[BEGIN Provided data]
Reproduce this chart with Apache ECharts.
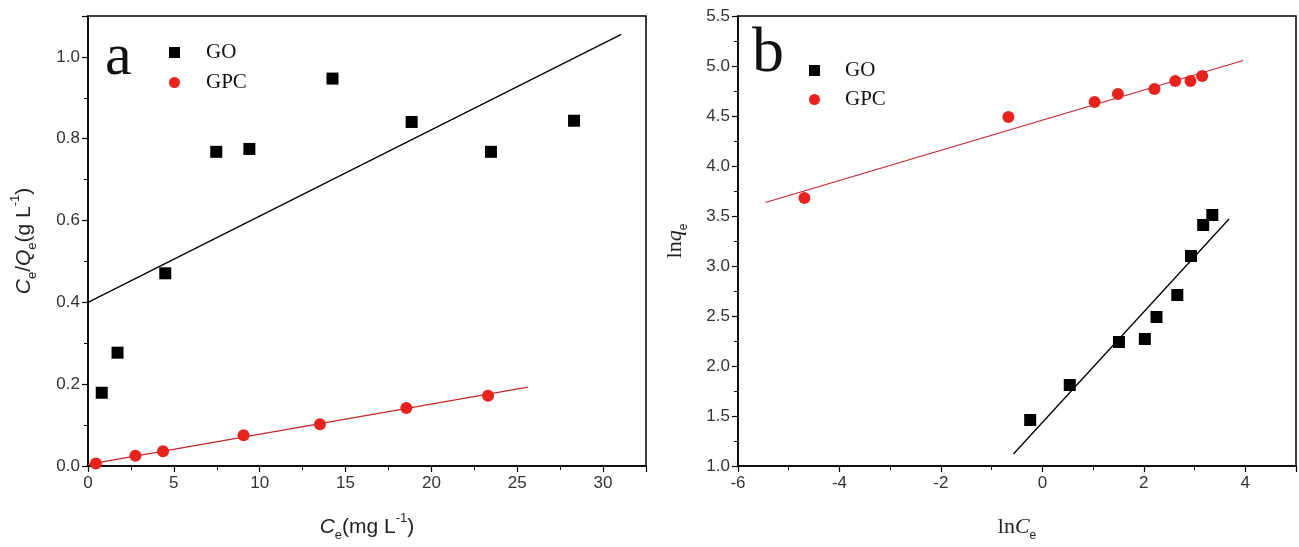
<!DOCTYPE html>
<html>
<head>
<meta charset="utf-8">
<script src="https://cdn.jsdelivr.net/npm/echarts@6/dist/echarts.min.js"></script>
<style>html,body{margin:0;padding:0;background:#fff;}#c{width:1299px;height:547px;}</style>
</head>
<body>
<div id="c"></div>
<script>
// Panel a (Langmuir): Ce vs Ce/Qe
const goA = [[0.80,0.179],[1.72,0.277],[4.50,0.471],[7.47,0.768],[9.40,0.775],[14.24,0.947],[18.85,0.841],[23.47,0.768],[28.31,0.844]];
const gpcA = [[0.46,0.006],[2.76,0.025],[4.37,0.036],[9.06,0.075],[13.51,0.102],[18.54,0.142],[23.30,0.172]];
const goFitA = [[0,0.400],[31.06,1.055]];
const gpcFitA = [[0,0.004],[25.62,0.193]];
// Panel b (Freundlich): lnCe vs lnqe
const goB = [[-0.24,1.46],[0.54,1.81],[1.51,2.24],[2.02,2.27],[2.25,2.49],[2.66,2.71],[2.93,3.10],[3.17,3.41],[3.35,3.51]];
const gpcB = [[-4.69,3.68],[-0.67,4.49],[1.03,4.64],[1.49,4.72],[2.21,4.77],[2.62,4.85],[2.92,4.85],[3.15,4.90]];
const goFitB = [[-0.57,1.12],[3.68,3.47]];
const gpcFitB = [[-5.46,3.635],[3.96,5.055]];
const seriesNames = ['GO','GPC'];
const panelLetters = ['a','b'];

const black = '#000000', red = '#e8231e', redLine = '#c3262b';
const sans = 'Liberation Sans, Arial, sans-serif';
const serif = 'Liberation Serif, Times New Roman, serif';

function axisCommon(extra){
  return Object.assign({
    type:'value',
    axisLine:{show:true,onZero:false,lineStyle:{color:black,width:1.5}},
    axisTick:{show:true,inside:false,length:6,lineStyle:{color:black,width:1.2}},
    minorTick:{show:true,splitNumber:2,length:4,lineStyle:{color:black,width:1}},
    splitLine:{show:false},
    axisLabel:{color:'#333',fontFamily:sans,fontSize:17,margin:8},
    nameLocation:'middle'
  }, extra);
}

const richSans = {
  m:{fontFamily:sans,fontSize:21,color:'#222',lineHeight:30},
  i:{fontFamily:sans,fontSize:21,fontStyle:'italic',color:'#222',lineHeight:30},
  sub:{fontFamily:sans,fontSize:13,color:'#222',lineHeight:12,verticalAlign:'bottom'},
  sup:{fontFamily:sans,fontSize:13,color:'#222',lineHeight:14,verticalAlign:'top'}
};
const richSerif = {
  m:{fontFamily:serif,fontSize:22,color:'#222',lineHeight:30},
  i:{fontFamily:serif,fontSize:22,fontStyle:'italic',color:'#222',lineHeight:30},
  sub:{fontFamily:sans,fontSize:12,color:'#222',lineHeight:12,verticalAlign:'bottom'}
};

const chart = echarts.init(document.getElementById('c'));
chart.setOption({
  animation:false,
  backgroundColor:'#fff',
  grid:[
    {left:88,top:16,width:558,height:451,show:true,borderColor:black,borderWidth:1.5,backgroundColor:'transparent'},
    {left:738,top:16,width:558,height:451,show:true,borderColor:black,borderWidth:1.5,backgroundColor:'transparent'}
  ],
  xAxis:[
    axisCommon({gridIndex:0,min:0,max:32.5,interval:5,
      axisLabel:{color:'#333',fontFamily:sans,fontSize:17,margin:9,showMaxLabel:false},
      name:'{i|C}{sub|e}{m|(mg L}{sup|-1}{m|)}',nameGap:46,nameTextStyle:{rich:richSans}}),
    axisCommon({gridIndex:1,min:-6,max:5,interval:2,
      axisLabel:{color:'#333',fontFamily:sans,fontSize:17,margin:9,showMaxLabel:false},
      name:'{m|ln}{i|C}{sub|e}',nameGap:46,nameTextStyle:{rich:richSerif}})
  ],
  yAxis:[
    axisCommon({gridIndex:0,min:0,max:1.1,interval:0.2,
      axisLabel:{color:'#333',fontFamily:sans,fontSize:17,margin:8,showMaxLabel:false,formatter:v=>v.toFixed(1)},
      name:'{i|C}{sub|e}{m|/}{i|Q}{sub|e}{m|(g L}{sup|-1}{m|)}',nameGap:49,nameTextStyle:{rich:richSans}}),
    axisCommon({gridIndex:1,min:1,max:5.5,interval:0.5,
      axisLabel:{color:'#333',fontFamily:sans,fontSize:17,margin:8,formatter:v=>v.toFixed(1)},
      name:'{m|ln}{i|q}{sub|e}',nameGap:48,nameTextStyle:{rich:richSerif}})
  ],
  legend:[
    {left:164,top:37,orient:'vertical',itemGap:9,itemWidth:11,itemHeight:11,data:seriesNames,
      textStyle:{fontFamily:serif,fontSize:21,color:'#111',padding:[0,0,0,21],lineHeight:20},selectedMode:false},
    {left:804,top:55,orient:'vertical',itemGap:8,itemWidth:11,itemHeight:11,data:seriesNames,
      textStyle:{fontFamily:serif,fontSize:21,color:'#111',padding:[0,0,0,20],lineHeight:20},selectedMode:false}
  ],
  graphic:[
    {type:'text',left:105,top:28,style:{text:panelLetters[0],font:'60px '+serif,fill:'#111'}},
    {type:'text',left:752,top:22,style:{text:panelLetters[1],font:'64px '+serif,fill:'#111'}}
  ],
  series:[
    {name:'GO fit a',type:'line',xAxisIndex:0,yAxisIndex:0,data:goFitA,showSymbol:false,symbol:'none',lineStyle:{color:black,width:1.3},z:2},
    {name:'GPC fit a',type:'line',xAxisIndex:0,yAxisIndex:0,data:gpcFitA,showSymbol:false,symbol:'none',lineStyle:{color:redLine,width:1.3},z:2},
    {name:'GO',type:'scatter',xAxisIndex:0,yAxisIndex:0,data:goA,symbol:'rect',symbolSize:12,itemStyle:{color:black,opacity:1},z:3},
    {name:'GPC',type:'scatter',xAxisIndex:0,yAxisIndex:0,data:gpcA,symbol:'circle',symbolSize:12,itemStyle:{color:red,opacity:1},z:3},
    {name:'GO fit b',type:'line',xAxisIndex:1,yAxisIndex:1,data:goFitB,showSymbol:false,symbol:'none',lineStyle:{color:black,width:1.3},z:2},
    {name:'GPC fit b',type:'line',xAxisIndex:1,yAxisIndex:1,data:gpcFitB,showSymbol:false,symbol:'none',lineStyle:{color:redLine,width:1.3},z:2},
    {name:'GO',type:'scatter',xAxisIndex:1,yAxisIndex:1,data:goB,symbol:'rect',symbolSize:12,itemStyle:{color:black,opacity:1},z:3},
    {name:'GPC',type:'scatter',xAxisIndex:1,yAxisIndex:1,data:gpcB,symbol:'circle',symbolSize:12,itemStyle:{color:red,opacity:1},z:3}
  ]
});
</script>
</body>
</html>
[END Provided data]
#### [Work to complete]
Reproduce the data above word for word from its first line through the line that holds "const serif = 'Liberation", both ends included; skip pictures.

#### [Answer to this task]
Reproduce this chart with Apache ECharts.
<!DOCTYPE html>
<html>
<head>
<meta charset="utf-8">
<script src="https://cdn.jsdelivr.net/npm/echarts@6/dist/echarts.min.js"></script>
<style>html,body{margin:0;padding:0;background:#fff;}#c{width:1299px;height:547px;}</style>
</head>
<body>
<div id="c"></div>
<script>
// Panel a (Langmuir): Ce vs Ce/Qe
const goA = [[0.80,0.179],[1.72,0.277],[4.50,0.471],[7.47,0.768],[9.40,0.775],[14.24,0.947],[18.85,0.841],[23.47,0.768],[28.31,0.844]];
const gpcA = [[0.46,0.006],[2.76,0.025],[4.37,0.036],[9.06,0.075],[13.51,0.102],[18.54,0.142],[23.30,0.172]];
const goFitA = [[0,0.400],[31.06,1.055]];
const gpcFitA = [[0,0.004],[25.62,0.193]];
// Panel b (Freundlich): lnCe vs lnqe
const goB = [[-0.24,1.46],[0.54,1.81],[1.51,2.24],[2.02,2.27],[2.25,2.49],[2.66,2.71],[2.93,3.10],[3.17,3.41],[3.35,3.51]];
const gpcB = [[-4.69,3.68],[-0.67,4.49],[1.03,4.64],[1.49,4.72],[2.21,4.77],[2.62,4.85],[2.92,4.85],[3.15,4.90]];
const goFitB = [[-0.57,1.12],[3.68,3.47]];
const gpcFitB = [[-5.46,3.635],[3.96,5.055]];
const seriesNames = ['GO','GPC'];
const panelLetters = ['a','b'];

const black = '#000000', red = '#e8231e', redLine = '#c3262b';
const sans = 'Liberation Sans, Arial, sans-serif';
const serif = 'Liberation Serif, Times New Roman, serif';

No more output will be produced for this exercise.